In 1812, he married Sally Ball of Wilmington, Vermont. They had eight children, five daughters and three sons. The last child was born in 1835. Their first child, Marcia married Levi Chandler Ball in 1833. Chandler Ball later became a very important individual in the growth of Hoosick Falls. Another daughter Betsy married Walter A. Wood.
During the War of 1812, the embargo and non-intercourse act, prevented the import of woolen goods. The need for domestic manufacturing of these products became clear. In 1814, Seth Parsons and his brother Hial purchased the shop and water power on the north side of the river, formally the wagon shop of John Manchester. Before buying the new site, Seth Parsons worked on improving the cloth shearing machine. He secured a patent for this type of machine and began manufacturing them. The design of his machine was so good that it remained in use for more than 75 years and became known as one of the best machine on the market.
This business was important not only as a profitable enterprise but also because it brought to the community a superior class of machinists and inventors.

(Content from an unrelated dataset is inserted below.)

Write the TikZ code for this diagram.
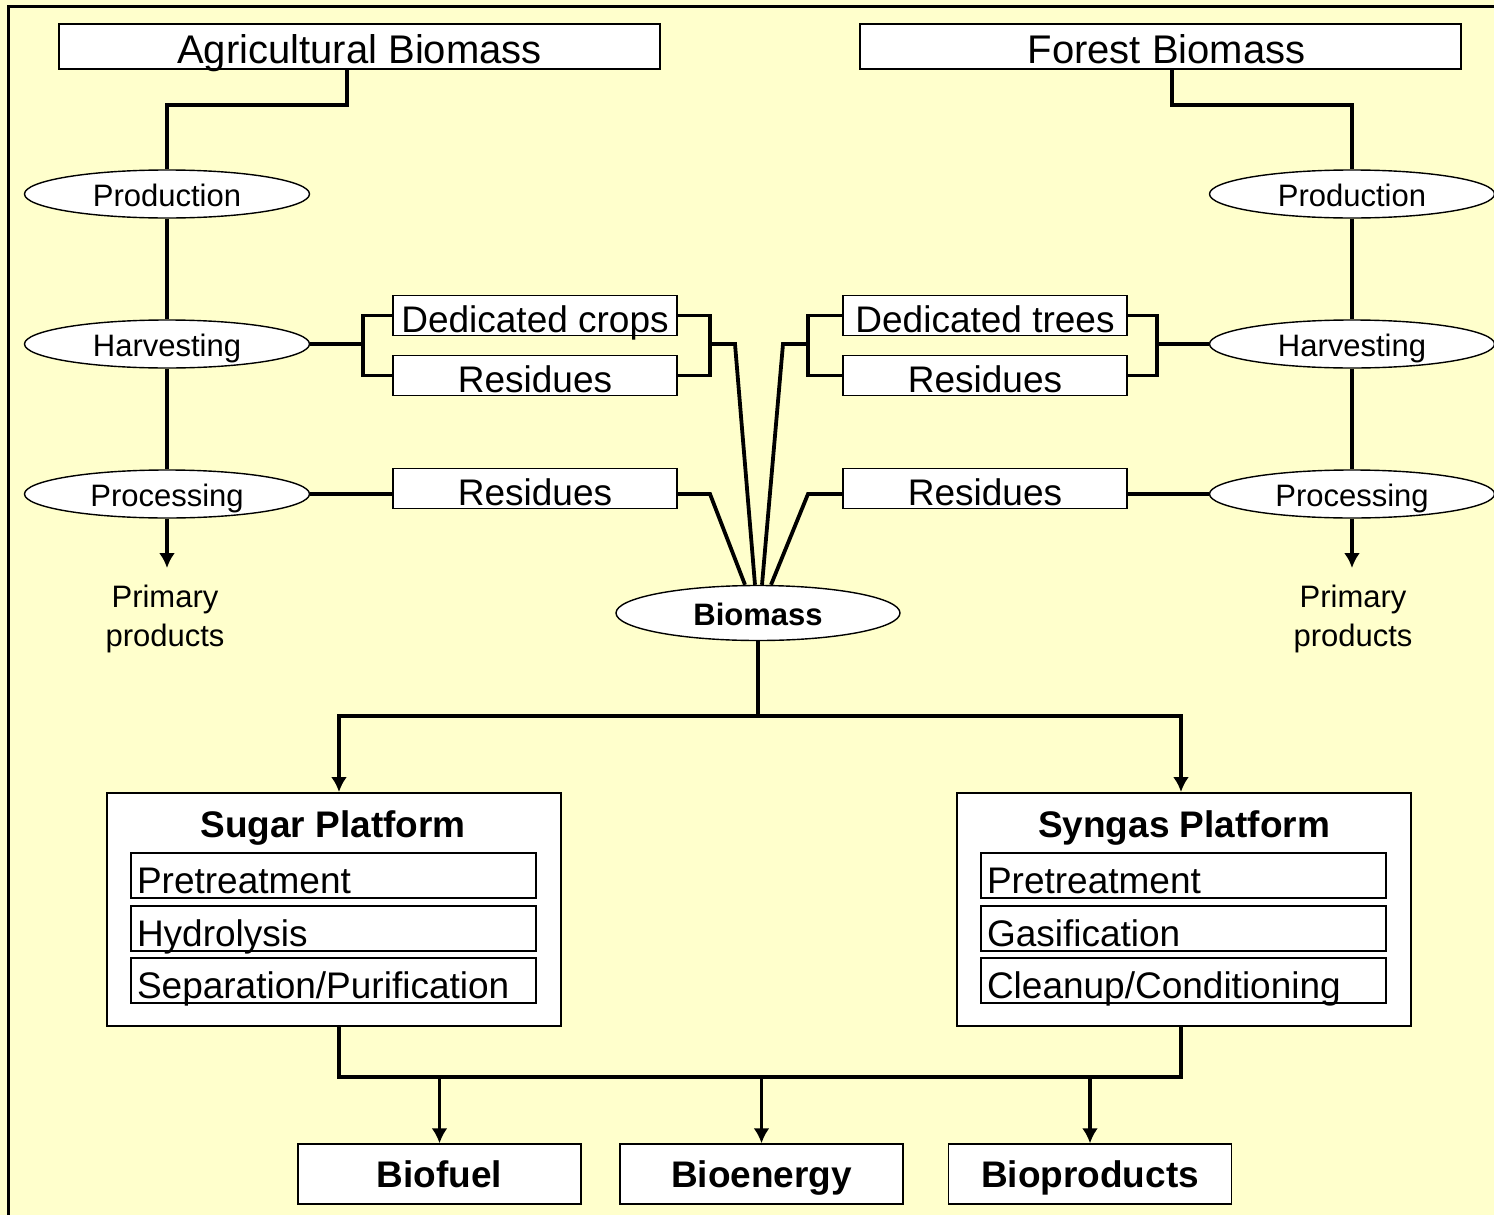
\documentclass[tikz,border=0pt]{standalone}
\usepackage{fontspec}
\setmainfont{Liberation Sans}
\usetikzlibrary{shapes.geometric,arrows.meta}
\definecolor{bgyellow}{HTML}{FFFFCC}
\newcommand\fsHead{\fontsize{20}{24}\selectfont}
\newcommand\fsBox{\fontsize{18.5}{22}\selectfont}
\newcommand\fsEll{\fontsize{15.5}{19.5}\selectfont}
\tikzset{
  conn/.style={line width=1.9pt, line join=miter},
  arr/.style={conn, -{Latex[length=7.5pt,width=8pt]}},
  box/.style={draw, fill=white, line width=0.7pt, inner sep=0pt},
  hbox/.style={box, minimum width=300.5pt, text height=19.5pt, text depth=3pt, font=\fsHead},
  sbox/.style={box, minimum width=142pt, text height=18.5pt, text depth=1.75pt, font=\fsBox},
  ell/.style={ellipse, draw, fill=white, line width=0.7pt, inner sep=0pt,
              minimum width=142.5pt, minimum height=24pt, text height=12pt, text depth=0pt, font=\fsEll},
  plat/.style={draw, fill=white, line width=1pt, minimum width=227pt, minimum height=116.5pt, inner sep=0pt},
  ttl/.style={font=\fsBox\bfseries, inner sep=0pt},
  subbox/.style={box, minimum width=202.5pt, text width=196.5pt, inner xsep=3pt, align=left,
                 text height=20pt, text depth=2.5pt, font=\fsBox},
  prodbox/.style={box, minimum width=141.5pt, minimum height=30pt, text height=13pt, text depth=0pt, font=\fsBox\bfseries},
  plain/.style={font=\fsEll, align=center, inner sep=0pt}
}
\begin{document}
\begin{tikzpicture}[x=0.5pt,y=-0.5pt]
\fill[bgyellow] (0,0) rectangle (1494,1215);
\useasboundingbox (0,0) rectangle (1494,1215);
\draw[line width=1.5pt] (8,1215) -- (8,6) -- (1494,6);

% top boxes
\node[hbox] (agri) at (359.5,46.5) {Agricultural Biomass};
\node[hbox] (forest) at (1160.5,46.5) {\hspace*{6pt}Forest Biomass};

% ellipses
\node[ell] (prodL) at (167,194) {Production};
\node[ell] (harvL) at (167,344) {Harvesting};
\node[ell] (procL) at (167,494) {Processing};
\node[ell] (prodR) at (1352,194) {Production};
\node[ell] (harvR) at (1352,344) {Harvesting};
\node[ell] (procR) at (1352,494) {Processing};

% small boxes
\node[sbox] (dcrop) at (535,315.5) {Dedicated crops};
\node[sbox] (resL1) at (535,375.5) {Residues};
\node[sbox] (resL2) at (535,488.5) {Residues};
\node[sbox] (dtree) at (985,315.5) {Dedicated trees};
\node[sbox] (resR1) at (985,375.5) {Residues};
\node[sbox] (resR2) at (985,488.5) {Residues};

% biomass
\node[ell, minimum width=142pt, minimum height=27.5pt, font=\fsEll\bfseries] (bio) at (758,613) {Biomass};

% primary products
\node[plain] (ppL) at (165,619) {Primary\\products};
\node[plain] (ppR) at (1353,619) {Primary\\products};
\coordinate (tipL) at (167,568);
\coordinate (tipR) at (1352,568);

% bracket coordinates
\coordinate (bLl) at (363,344);
\coordinate (bLr) at (710,344);
\coordinate (kLr) at (735,344);
\coordinate (kL2) at (710,494);
\coordinate (bRl) at (808,344);
\coordinate (kRl) at (783,344);
\coordinate (bRr) at (1157,344);
\coordinate (kR2) at (808,494);

% connectors top
\draw[conn] ([xshift=-6.25pt]agri.south) -- ++(0,35) -| (prodL.north);
\draw[conn] ([xshift=5.75pt]forest.south) -- ++(0,35) -| (prodR.north);
\draw[conn] (prodL.south) -- (harvL.north);
\draw[conn] (harvL.south) -- (procL.north);
\draw[arr] (procL.south) -- (tipL);
\draw[conn] (prodR.south) -- (harvR.north);
\draw[conn] (harvR.south) -- (procR.north);
\draw[arr] (procR.south) -- (tipR);

% left brackets
\draw[conn] (harvL.east) -- (bLl);
\draw[conn] (dcrop.west) -| (bLl) |- (resL1.west);
\draw[conn] (dcrop.east) -| (bLr) |- (resL1.east);
\draw[conn] (bLr) -- (kLr) -- ([xshift=-1.5pt]bio.north);
\draw[conn] (procL.east) -- (procL.east -| resL2.west);
\draw[conn] (procL.east -| resL2.east) -- (kL2) -- ([xshift=-6.5pt]bio.north);

% right brackets
\draw[conn] (harvR.west) -- (bRr);
\draw[conn] (dtree.east) -| (bRr) |- (resR1.east);
\draw[conn] (dtree.west) -| (bRl) |- (resR1.west);
\draw[conn] (bRl) -- (kRl) -- ([xshift=2pt]bio.north);
\draw[conn] (procR.west) -- (procR.west -| resR2.east);
\draw[conn] (procR.west -| resR2.west) -- (kR2) -- ([xshift=6.5pt]bio.north);

% platforms
\node[plat] (sugar) at (334,909.5) {};
\node[ttl, anchor=base] (sugT) at (333,837) {Sugar Platform};
\node[subbox] (sugA) at (333.5,875.5) {Pretreatment};
\node[subbox] (sugB) at (333.5,928.5) {Hydrolysis};
\node[subbox] (sugC) at (333.5,980.5) {Separation/Purification};

\node[plat] (syngas) at (1184,909.5) {};
\node[ttl, anchor=base] (synT) at (1184,837) {Syngas Platform};
\node[subbox] (synA) at (1183.5,875.5) {Pretreatment};
\node[subbox] (synB) at (1183.5,928.5) {Gasification};
\node[subbox] (synC) at (1183.5,980.5) {Cleanup/Conditioning};

% biomass to platforms
\coordinate (jT) at (758,716);
\draw[conn] (bio.south) -- (jT);
\draw[arr] (jT) -| ([xshift=2.5pt]sugar.north);
\draw[arr] (jT) -| ([xshift=-1.5pt]syngas.north);

% outputs
\node[prodbox] (bf) at (439.5,1174) {Biofuel};
\node[prodbox] (be) at (761.5,1174) {Bioenergy};
\node[prodbox] (bp) at (1090,1174) {Bioproducts};
\coordinate (jB) at (760,1077);
\draw[conn] ([xshift=2.5pt]sugar.south) |- (jB) -| ([xshift=-1.5pt]syngas.south);
\draw[arr] (bf.north |- jB) -- (bf.north);
\draw[arr] (be.north |- jB) -- (be.north);
\draw[arr] (bp.north |- jB) -- (bp.north);
\end{tikzpicture}
\end{document}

These people created the prosperous conditions in Hoosick Falls during the later part of the 1800s. Since men learned their trade at that time primarily by apprenticing, the Parsons plant attracted talented young men who wanted to apprentice. Many men moved from the area after apprenticing at the Parsons Manufacturing plant to become successful in other parts of the country. Mr. Parsons was highly respected by these men and “gratefully acknowledged the advantage derived from his instruction, and fatherly care.”
In 1814, Mr. Parsons was appointed as justice of the peace and commissioner of deeds by the Governor. He performed these duties for more than ten years in a manner that gave him the respect of the people in the community.

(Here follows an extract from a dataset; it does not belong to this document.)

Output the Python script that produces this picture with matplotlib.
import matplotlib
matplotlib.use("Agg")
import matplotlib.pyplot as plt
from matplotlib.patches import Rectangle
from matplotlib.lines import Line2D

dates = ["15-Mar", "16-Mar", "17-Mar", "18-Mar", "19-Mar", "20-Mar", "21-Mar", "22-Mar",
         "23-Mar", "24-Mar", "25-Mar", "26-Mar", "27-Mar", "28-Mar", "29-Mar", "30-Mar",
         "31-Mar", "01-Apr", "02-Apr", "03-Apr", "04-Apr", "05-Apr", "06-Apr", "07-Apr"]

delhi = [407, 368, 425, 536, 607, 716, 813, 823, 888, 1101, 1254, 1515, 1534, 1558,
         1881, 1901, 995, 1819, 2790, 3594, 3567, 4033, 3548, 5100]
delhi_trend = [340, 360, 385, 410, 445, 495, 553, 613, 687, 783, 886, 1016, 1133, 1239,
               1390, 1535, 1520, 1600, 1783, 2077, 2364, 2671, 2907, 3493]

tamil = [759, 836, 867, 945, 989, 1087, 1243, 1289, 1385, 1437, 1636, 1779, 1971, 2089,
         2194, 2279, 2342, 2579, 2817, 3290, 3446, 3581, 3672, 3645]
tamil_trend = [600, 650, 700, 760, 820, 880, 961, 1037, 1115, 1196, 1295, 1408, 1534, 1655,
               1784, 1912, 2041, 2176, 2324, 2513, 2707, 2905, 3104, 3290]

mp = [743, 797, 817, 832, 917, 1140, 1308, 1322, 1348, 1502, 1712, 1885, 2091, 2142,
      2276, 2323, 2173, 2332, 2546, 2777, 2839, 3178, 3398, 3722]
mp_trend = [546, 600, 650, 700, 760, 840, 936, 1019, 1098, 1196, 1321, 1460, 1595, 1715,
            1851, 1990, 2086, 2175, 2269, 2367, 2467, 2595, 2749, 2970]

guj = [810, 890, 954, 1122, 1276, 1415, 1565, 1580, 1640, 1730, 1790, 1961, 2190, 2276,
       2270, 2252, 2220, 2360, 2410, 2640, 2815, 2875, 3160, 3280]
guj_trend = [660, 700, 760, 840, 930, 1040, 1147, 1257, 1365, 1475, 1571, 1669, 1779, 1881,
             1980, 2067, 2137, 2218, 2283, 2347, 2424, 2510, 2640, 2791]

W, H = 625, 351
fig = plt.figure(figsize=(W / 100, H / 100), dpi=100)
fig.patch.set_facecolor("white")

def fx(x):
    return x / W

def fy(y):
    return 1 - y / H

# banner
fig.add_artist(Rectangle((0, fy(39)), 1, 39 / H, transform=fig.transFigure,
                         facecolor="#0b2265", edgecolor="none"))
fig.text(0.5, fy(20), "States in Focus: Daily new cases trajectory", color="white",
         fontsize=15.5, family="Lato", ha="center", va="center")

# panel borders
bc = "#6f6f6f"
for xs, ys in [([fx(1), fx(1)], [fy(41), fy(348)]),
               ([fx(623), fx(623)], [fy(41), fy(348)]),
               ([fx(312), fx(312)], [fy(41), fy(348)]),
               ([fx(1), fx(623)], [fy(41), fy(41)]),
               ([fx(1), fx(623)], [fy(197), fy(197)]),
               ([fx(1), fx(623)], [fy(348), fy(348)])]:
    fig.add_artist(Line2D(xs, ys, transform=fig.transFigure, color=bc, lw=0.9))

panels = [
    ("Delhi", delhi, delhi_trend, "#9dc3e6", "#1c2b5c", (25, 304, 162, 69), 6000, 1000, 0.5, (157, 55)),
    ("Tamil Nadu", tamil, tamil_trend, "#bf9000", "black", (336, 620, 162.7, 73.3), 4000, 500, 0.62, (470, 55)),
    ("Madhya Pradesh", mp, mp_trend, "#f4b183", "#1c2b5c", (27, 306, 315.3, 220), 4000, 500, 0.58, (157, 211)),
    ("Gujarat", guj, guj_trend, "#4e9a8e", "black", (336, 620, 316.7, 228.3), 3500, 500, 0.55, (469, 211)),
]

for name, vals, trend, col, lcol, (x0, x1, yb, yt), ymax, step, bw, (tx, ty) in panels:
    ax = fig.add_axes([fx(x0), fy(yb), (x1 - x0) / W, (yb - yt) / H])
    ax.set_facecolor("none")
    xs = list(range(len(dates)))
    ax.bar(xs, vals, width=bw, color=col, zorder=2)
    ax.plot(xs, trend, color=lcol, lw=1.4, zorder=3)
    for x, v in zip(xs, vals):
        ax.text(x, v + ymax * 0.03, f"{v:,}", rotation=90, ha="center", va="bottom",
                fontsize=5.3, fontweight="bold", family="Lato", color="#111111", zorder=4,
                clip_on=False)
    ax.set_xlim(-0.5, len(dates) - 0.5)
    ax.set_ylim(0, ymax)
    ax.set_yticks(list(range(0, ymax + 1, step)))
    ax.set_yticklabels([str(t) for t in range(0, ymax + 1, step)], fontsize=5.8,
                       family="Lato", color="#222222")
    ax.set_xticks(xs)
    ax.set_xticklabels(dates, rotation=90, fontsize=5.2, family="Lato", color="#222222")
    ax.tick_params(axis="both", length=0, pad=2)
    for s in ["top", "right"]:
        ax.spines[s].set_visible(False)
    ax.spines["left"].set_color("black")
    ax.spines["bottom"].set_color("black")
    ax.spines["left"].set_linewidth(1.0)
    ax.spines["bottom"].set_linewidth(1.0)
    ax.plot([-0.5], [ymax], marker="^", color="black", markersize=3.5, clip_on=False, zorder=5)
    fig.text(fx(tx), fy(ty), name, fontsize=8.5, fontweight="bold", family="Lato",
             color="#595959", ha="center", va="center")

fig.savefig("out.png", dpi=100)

Up to 1822, the closest post office was at Hoosick Corners where the Hill Road now meets Route Seven. The Albany-Boston stage route stopped at Wilcox’s at Hoosick Corners. The Government consented to establish a post office on the condition that no charge could be made for carrying the mail and no compensation paid for a postmaster. The whole expense for the office was paid for by Mr. Parsons for 10 to 12 years. He located the office in his shop and appointed David Ball his deputy. Andrew Parsons, a ten-year-old boy, was sworn in as post boy and made the 3-mile trip to Hoosick Corners on foot to get the depository of letters. It was not a bag but an upright case 20in x 18in x 91/2in.
Through the efforts of Seth Parsons, the Village was incorporated in 1827. He was elected the first Village President. At this time there were about 200 residents( 96 children) with 36 buildings and a valuation of $96,370.
Seth Parson’s factory was in business until 1885. It furnished stable employment for the village. Seth Parsons died in 1845 and the business was continued by his partner Lyman Wilder. His work on behalf of the village was carried on by his son-in-law, L. Chandler Ball. Hoosick Falls is indebted to this community leader.
Seth Parsons son, James Russell, became a partner of Chandler Ball in the manufacturing of reapers and mowers in 1852. He later worked in management at the Walter A. Wood Company. He owned a large amount of property East of High Street. Seth Parsons original house, on Main Street, was moved to the second ward to make room for a home built by the Rev. George H. Nichols, Rector of St. Marks Church. Rev. Nichols home was across from St. Marks Church.